My first team meeting. (True story 2017) This photo was presented to us via PowerPoint to institute our building wide rule of “no hoods” in the building pic.twitter.com/bGdJVZaEVT
— Marcus Williamson (@WW_Marcus) January 2, 2022
Martin was a 17-year-old boy shot and killed in Florida in early 2012, by vigilante George Zimmerman. At the time of his murder, Martin was wearing a hoodie. Many professional athletes and people around the country turned the hoodie into a symbol of support over the slain teen, and to bring awareness to the larger issue of systemic violence and racial profiling perpetrated against black people.
“Our team rule was no hats or hoodies or sunglasses of any kind but only in team meetings, just so we could see their eyes and make sure they were paying attention and not asleep,” Meyer said. “We did not, and never would show a picture of Trayvon Martin. My gosh, no. That is absolutely false and you can check with any other player on my teams during that time to confirm what I am saying. Other players know what he is saying is false. I would never do that. He is crossing the line here. It seems people are just piling on now. But that never happened.”
To quote Shawn Carter, “Well, we don’t believe you, you need more people.”
Sorry Urban.

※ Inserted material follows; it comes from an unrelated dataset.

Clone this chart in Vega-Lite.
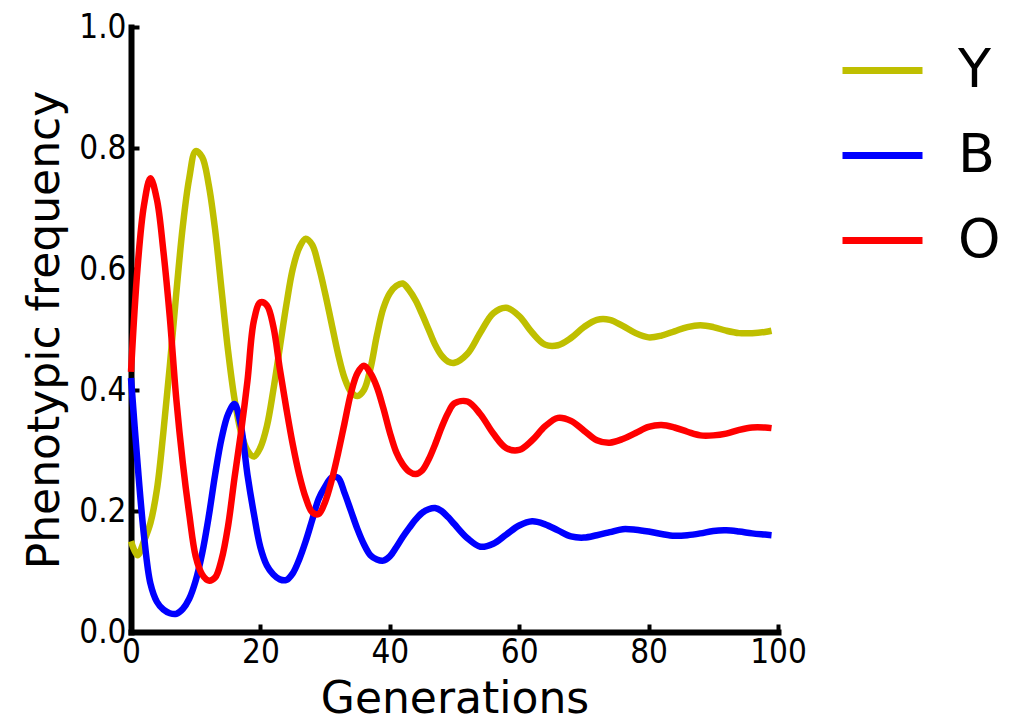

Your reputation is shaky at best.
You disgraced yourself in Jacksonville as head coach of the Jaguars with conduct unbecoming. You allowed a known domestic abuse incident with one of your coaches to go unreported while head coach at The Ohio State University. You’ve been caught lying publicly multiple times, and your tenure at the University of Florida was less than ideal regarding off-field incidents.
Williamson sent out an entire 19-tweet thread, and the allegations against Meyer were a small part of his overall theme of the corruption within big-time college football.
Several former Ohio State players jumped on Twitter to defend Meyer and the Ohio State program, to which Williamson tweeted:
“I see a lot of former players don’t want those autograph signings to stop. I’m not mad at it. Just remember I put in the same work you did.”
Media personality Jemele Hill quote tweeted Williamson’s thread with the following, “A thread worth reading. Also, Urban Meyer is a terrible guy.”
Former OSU player Cardale Jones defended Meyer and the program, tweeting at Hill, “what’s terrible is that you are jumping all over a ‘story’ that basically claims a man and program is racist with no real facts.”
First, this young man never called OSU’s program or Urban Meyer a racist. He spoke about a specific experience he had and college football’s system as a whole. I’m wondering why you seem hellbent on invalidating him, knowing players on most teams are not treated equally. https://t.co/zRec12UtA0
— Jemele Hill (@jemelehill) January 3, 2022
Unless there is video of that meeting we will never truly know what transpired.
What we do know is that Meyer’s done some bad things over the years and they are not isolated incidents. This is a pattern of poor behavior. That doesn’t mean that he showed the picture of Martin as Williamson alleged. But it does mean that we are more likely to believe he would do something like that.